30 December 2020 – After Covid-19 and in the new year, Africa needs to rebuild fast. It has to forge strong partnerships in this rebuilding process.
Africa needs to forge strong partnerships and effectively manage its abundant natural resources, to rebuild faster in the wake of Covid-19. According to Lazarus Chakwera, the president of Malawi, African leaders must be at their creative best to get the best partnership on offer. Chakwera spoke at the International Forum on African Leadership earlier this month. The forum was organized by the African Leadership magazine.
“African countries must strengthen governance and international partnerships, while also making better use of abundant natural resources to accelerate economic recovery in the post-Covid-19 period. We owe it to posterity to leverage the partnerships that we have and forge new ones to expedite the resurgence of our economies,” said Chakwera.
Africa needs creativity
“African leaders must be at their creative best to secure critical global partnerships and to drive the continent’s economic resurgence, and they need to build trust with their citizens, Chakwera added.
“The Covid-19 pandemic has taught us that poor governance damages public trust in government interventions. We cannot attract the world to our nations if our nations are in disarray,” he said.
Chakwera stressed the role of good governance in building resilient economies. “The public sector must be in top shape to prepare for and respond to crises and changes in the global climate before they occur. Such preparedness will put our countries in a stronger position to contribute to global response and global strategy, especially in the achievement of the 2030 Sustainable Development agenda.”

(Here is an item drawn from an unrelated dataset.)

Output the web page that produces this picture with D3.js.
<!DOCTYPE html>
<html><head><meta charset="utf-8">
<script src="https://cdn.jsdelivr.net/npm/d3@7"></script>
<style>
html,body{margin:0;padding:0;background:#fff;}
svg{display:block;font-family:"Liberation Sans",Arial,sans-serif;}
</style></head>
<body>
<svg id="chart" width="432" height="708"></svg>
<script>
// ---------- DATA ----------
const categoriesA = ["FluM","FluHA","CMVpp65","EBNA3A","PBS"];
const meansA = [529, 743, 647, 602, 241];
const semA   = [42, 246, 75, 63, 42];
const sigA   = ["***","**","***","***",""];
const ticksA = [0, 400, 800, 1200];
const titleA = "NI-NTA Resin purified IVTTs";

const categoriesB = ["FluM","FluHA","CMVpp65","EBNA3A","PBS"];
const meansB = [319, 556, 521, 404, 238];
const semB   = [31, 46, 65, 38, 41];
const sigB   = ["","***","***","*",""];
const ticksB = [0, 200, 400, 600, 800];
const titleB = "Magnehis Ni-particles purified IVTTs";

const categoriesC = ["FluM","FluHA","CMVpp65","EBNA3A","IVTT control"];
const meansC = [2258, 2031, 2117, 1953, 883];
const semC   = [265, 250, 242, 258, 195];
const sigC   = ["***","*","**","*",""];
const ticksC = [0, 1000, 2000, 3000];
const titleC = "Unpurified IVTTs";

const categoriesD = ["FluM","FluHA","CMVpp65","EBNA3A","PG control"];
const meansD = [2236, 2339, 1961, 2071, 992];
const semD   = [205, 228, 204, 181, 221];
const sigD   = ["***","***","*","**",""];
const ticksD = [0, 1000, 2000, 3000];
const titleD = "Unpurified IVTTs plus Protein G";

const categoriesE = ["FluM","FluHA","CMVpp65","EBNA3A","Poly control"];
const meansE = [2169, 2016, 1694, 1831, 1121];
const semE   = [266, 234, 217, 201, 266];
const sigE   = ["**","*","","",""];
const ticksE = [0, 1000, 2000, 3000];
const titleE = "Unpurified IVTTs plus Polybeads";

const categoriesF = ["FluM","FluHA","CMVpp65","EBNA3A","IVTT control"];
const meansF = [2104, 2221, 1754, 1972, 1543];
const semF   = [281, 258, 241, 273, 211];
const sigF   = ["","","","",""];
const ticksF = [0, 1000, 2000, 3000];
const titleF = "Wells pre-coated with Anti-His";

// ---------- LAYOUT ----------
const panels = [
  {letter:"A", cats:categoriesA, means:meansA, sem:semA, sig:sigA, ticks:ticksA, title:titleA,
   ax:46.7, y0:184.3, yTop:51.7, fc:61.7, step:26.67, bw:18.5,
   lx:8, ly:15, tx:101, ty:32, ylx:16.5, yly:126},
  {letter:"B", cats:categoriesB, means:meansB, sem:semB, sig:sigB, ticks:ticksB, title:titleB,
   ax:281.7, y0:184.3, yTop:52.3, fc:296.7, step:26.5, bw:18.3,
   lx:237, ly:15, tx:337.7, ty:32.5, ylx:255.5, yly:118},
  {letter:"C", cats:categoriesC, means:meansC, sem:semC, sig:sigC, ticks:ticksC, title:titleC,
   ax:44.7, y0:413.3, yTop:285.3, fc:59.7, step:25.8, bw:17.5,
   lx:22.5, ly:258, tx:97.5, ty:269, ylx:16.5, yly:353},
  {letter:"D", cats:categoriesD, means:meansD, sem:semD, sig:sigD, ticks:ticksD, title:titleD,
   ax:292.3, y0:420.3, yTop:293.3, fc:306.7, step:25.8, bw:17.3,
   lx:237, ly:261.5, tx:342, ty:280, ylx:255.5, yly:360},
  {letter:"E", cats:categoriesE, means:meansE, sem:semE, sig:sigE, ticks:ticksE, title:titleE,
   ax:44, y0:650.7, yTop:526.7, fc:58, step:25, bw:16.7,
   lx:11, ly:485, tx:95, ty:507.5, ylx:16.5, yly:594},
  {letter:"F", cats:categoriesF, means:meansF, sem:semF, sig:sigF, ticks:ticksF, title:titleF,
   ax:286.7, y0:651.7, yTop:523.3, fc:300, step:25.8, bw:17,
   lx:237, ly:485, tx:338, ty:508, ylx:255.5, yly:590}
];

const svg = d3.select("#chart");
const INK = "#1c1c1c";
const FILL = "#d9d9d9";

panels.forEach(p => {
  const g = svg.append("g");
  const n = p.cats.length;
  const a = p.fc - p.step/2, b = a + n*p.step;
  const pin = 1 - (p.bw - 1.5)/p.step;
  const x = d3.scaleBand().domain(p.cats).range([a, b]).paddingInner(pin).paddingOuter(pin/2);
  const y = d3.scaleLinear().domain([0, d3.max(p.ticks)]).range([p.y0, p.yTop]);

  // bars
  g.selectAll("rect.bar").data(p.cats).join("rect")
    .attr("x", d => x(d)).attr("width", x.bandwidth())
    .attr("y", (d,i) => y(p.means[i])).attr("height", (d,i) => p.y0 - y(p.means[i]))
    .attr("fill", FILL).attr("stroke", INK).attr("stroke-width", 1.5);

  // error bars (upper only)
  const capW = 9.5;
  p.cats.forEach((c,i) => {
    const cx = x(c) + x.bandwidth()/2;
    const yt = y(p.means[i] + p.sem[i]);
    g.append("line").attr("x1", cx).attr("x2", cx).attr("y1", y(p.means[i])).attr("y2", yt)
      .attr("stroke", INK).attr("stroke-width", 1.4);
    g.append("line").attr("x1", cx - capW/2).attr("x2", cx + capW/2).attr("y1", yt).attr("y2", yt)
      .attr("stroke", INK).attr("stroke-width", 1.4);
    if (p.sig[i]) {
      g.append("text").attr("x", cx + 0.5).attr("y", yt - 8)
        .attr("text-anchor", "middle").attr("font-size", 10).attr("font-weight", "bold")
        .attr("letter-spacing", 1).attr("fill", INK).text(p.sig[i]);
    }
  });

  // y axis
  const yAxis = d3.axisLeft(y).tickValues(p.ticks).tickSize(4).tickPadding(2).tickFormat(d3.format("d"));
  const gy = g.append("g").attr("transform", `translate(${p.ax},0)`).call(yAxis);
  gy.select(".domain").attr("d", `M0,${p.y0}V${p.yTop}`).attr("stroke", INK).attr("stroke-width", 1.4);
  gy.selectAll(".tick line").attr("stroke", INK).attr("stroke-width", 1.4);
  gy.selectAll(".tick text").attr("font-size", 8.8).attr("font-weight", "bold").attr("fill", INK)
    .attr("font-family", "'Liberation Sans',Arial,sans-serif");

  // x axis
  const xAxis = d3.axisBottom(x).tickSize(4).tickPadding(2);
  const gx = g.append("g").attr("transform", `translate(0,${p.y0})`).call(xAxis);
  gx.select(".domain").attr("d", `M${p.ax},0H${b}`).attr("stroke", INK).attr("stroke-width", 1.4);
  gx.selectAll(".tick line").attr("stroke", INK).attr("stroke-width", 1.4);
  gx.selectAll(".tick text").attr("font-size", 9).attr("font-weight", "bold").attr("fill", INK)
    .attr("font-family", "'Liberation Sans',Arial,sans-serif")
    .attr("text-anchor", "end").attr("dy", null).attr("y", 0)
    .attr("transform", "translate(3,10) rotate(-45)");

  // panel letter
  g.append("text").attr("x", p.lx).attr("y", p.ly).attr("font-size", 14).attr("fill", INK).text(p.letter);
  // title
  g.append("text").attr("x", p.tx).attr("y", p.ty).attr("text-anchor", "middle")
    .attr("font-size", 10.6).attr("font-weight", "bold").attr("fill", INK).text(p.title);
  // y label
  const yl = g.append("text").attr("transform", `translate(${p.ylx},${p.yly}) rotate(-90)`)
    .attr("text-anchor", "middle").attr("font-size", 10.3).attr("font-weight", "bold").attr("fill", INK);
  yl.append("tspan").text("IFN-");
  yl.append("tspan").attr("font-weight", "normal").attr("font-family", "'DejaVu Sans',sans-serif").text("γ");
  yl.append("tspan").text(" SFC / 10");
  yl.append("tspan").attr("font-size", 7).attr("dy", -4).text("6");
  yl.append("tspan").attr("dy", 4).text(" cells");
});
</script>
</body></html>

In his keynote address, African Development Bank president Akinwumi Adesina called for strong leadership, a shared sense of collective responsibility, the better harnessing of domestic resources and the transparent management of the continent’s vast natural wealth.
“The speed and quality of the economic recovery process from the pandemic will depend on our shared sense of collective responsibility and the financial capacity of developing countries to address immediate shocks, stabilise their economies, and invest in growing back,” Adesina said.
Tap into domestic resources
Moreover, tapping domestic sources of revenue will be essential to our economic recovery, he noted. “Africa must grow by mobilising domestic resources, especially by unlocking its more than
USD1- trillion in pension funds, sovereign wealth funds and insurance funds to help close the annual infrastructure financing gap estimated at about USD64-billion to USD108-billion.”
Adesina also cited the need for transparent management of the continent’s immense natural wealth. “Africa will build back faster by also harnessing and better managing the revenue streams from its abundant natural resources, including minerals, metals, biodiversity, blue economy, forest resources, agriculture, and oil and gas, to boost domestic savings,” he said.
Lord Dolar Popat, a member of the United Kingdom’s House of Lords, and the Prime Minister’s Envoy to Rwanda and Uganda, acknowledged the emergence of a new Africa, but urged further improvement in the continent’s investment climate to attract greater private sector investment.
“There is a huge room for growth and tremendous potential, especially considering Africa’s population. We must continue to take this momentum forward. I can confirm Africa as Britain’s continent of choice,” he said.